■ Job:
Pictures do not belong in the copy; quote every entry below exactly.
========================================================================
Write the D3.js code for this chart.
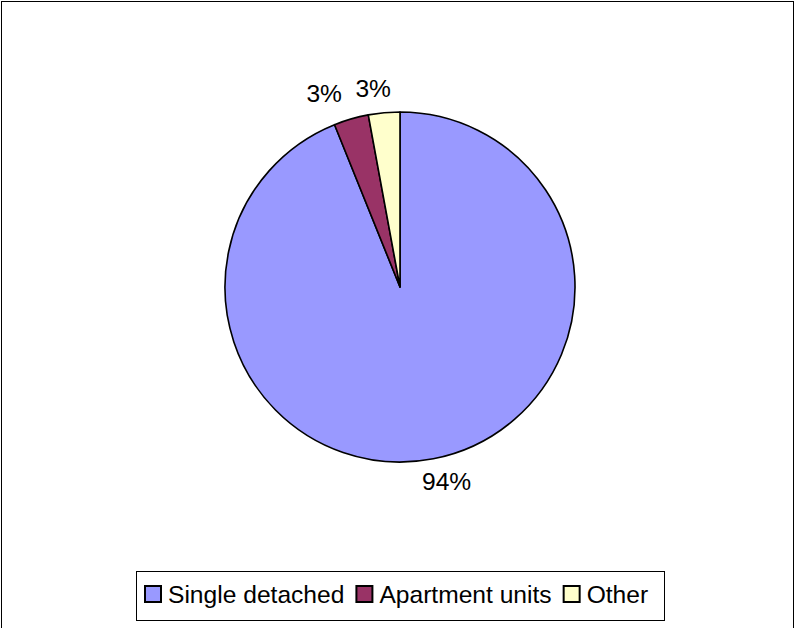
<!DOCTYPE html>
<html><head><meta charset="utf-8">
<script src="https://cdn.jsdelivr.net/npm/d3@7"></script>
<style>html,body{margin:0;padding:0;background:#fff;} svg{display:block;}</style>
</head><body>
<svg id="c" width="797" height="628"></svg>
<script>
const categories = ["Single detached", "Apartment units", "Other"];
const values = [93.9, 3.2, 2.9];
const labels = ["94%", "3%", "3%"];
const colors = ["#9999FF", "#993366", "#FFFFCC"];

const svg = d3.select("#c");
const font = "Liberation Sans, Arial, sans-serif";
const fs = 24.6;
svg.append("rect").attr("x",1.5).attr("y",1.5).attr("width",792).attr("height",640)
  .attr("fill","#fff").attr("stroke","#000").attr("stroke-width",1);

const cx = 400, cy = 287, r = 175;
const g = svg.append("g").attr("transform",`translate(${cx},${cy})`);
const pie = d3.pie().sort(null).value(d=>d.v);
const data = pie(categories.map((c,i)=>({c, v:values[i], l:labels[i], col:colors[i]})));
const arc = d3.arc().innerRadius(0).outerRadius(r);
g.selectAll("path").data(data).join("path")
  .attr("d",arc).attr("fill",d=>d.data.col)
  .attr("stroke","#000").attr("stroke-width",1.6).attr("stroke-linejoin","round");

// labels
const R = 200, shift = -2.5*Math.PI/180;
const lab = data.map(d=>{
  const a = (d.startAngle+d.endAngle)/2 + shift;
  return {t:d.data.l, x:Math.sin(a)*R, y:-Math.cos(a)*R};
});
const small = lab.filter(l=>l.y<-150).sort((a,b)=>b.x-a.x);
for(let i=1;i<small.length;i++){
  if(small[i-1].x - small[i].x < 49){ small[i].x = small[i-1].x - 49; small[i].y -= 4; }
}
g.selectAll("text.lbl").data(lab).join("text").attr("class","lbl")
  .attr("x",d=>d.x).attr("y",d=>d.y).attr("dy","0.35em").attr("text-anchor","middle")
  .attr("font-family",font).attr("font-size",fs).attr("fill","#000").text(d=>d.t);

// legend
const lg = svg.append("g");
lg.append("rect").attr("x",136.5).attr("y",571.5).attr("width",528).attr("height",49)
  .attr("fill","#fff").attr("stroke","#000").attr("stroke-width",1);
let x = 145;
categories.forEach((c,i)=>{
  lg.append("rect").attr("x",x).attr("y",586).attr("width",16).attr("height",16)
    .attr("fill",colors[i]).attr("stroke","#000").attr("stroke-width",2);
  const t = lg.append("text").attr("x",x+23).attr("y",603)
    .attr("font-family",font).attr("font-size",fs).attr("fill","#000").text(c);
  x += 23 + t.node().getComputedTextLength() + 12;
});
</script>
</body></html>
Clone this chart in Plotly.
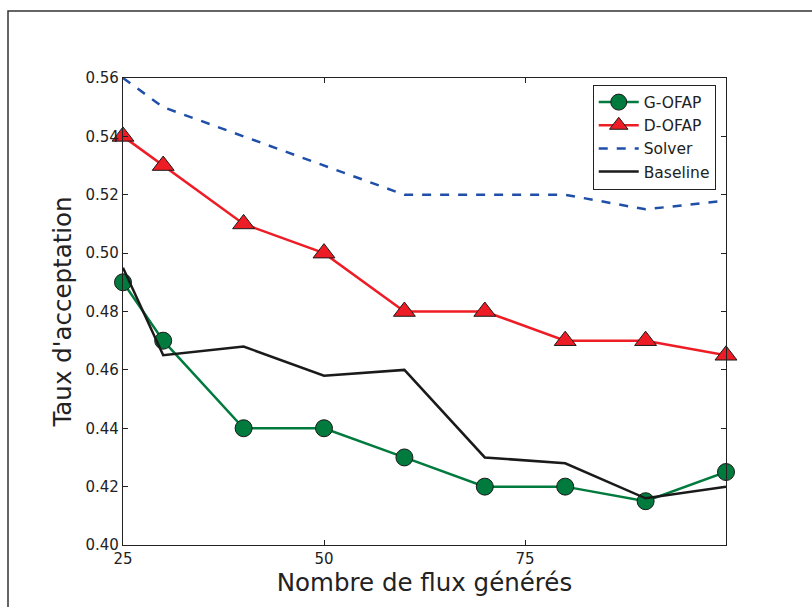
========================================================================
■ Answer in full:
Write the D3.js code for this chart.
<!DOCTYPE html>
<html><head><meta charset="utf-8">
<script src="https://cdn.jsdelivr.net/npm/d3@7"></script>
<style>html,body{margin:0;padding:0;background:#fff;} svg{display:block;}</style>
</head><body>
<svg id="c" width="797" height="628"></svg>
<script>
const categories = ["Single detached", "Apartment units", "Other"];
const values = [93.9, 3.2, 2.9];
const labels = ["94%", "3%", "3%"];
const colors = ["#9999FF", "#993366", "#FFFFCC"];

const svg = d3.select("#c");
const font = "Liberation Sans, Arial, sans-serif";
const fs = 24.6;
svg.append("rect").attr("x",1.5).attr("y",1.5).attr("width",792).attr("height",640)
  .attr("fill","#fff").attr("stroke","#000").attr("stroke-width",1);

const cx = 400, cy = 287, r = 175;
const g = svg.append("g").attr("transform",`translate(${cx},${cy})`);
const pie = d3.pie().sort(null).value(d=>d.v);
const data = pie(categories.map((c,i)=>({c, v:values[i], l:labels[i], col:colors[i]})));
const arc = d3.arc().innerRadius(0).outerRadius(r);
g.selectAll("path").data(data).join("path")
  .attr("d",arc).attr("fill",d=>d.data.col)
  .attr("stroke","#000").attr("stroke-width",1.6).attr("stroke-linejoin","round");

// labels
const R = 200, shift = -2.5*Math.PI/180;
const lab = data.map(d=>{
  const a = (d.startAngle+d.endAngle)/2 + shift;
  return {t:d.data.l, x:Math.sin(a)*R, y:-Math.cos(a)*R};
});
const small = lab.filter(l=>l.y<-150).sort((a,b)=>b.x-a.x);
for(let i=1;i<small.length;i++){
  if(small[i-1].x - small[i].x < 49){ small[i].x = small[i-1].x - 49; small[i].y -= 4; }
}
g.selectAll("text.lbl").data(lab).join("text").attr("class","lbl")
  .attr("x",d=>d.x).attr("y",d=>d.y).attr("dy","0.35em").attr("text-anchor","middle")
  .attr("font-family",font).attr("font-size",fs).attr("fill","#000").text(d=>d.t);

// legend
const lg = svg.append("g");
lg.append("rect").attr("x",136.5).attr("y",571.5).attr("width",528).attr("height",49)
  .attr("fill","#fff").attr("stroke","#000").attr("stroke-width",1);
let x = 145;
categories.forEach((c,i)=>{
  lg.append("rect").attr("x",x).attr("y",586).attr("width",16).attr("height",16)
    .attr("fill",colors[i]).attr("stroke","#000").attr("stroke-width",2);
  const t = lg.append("text").attr("x",x+23).attr("y",603)
    .attr("font-family",font).attr("font-size",fs).attr("fill","#000").text(c);
  x += 23 + t.node().getComputedTextLength() + 12;
});
</script>
</body></html>
Clone this chart in Plotly.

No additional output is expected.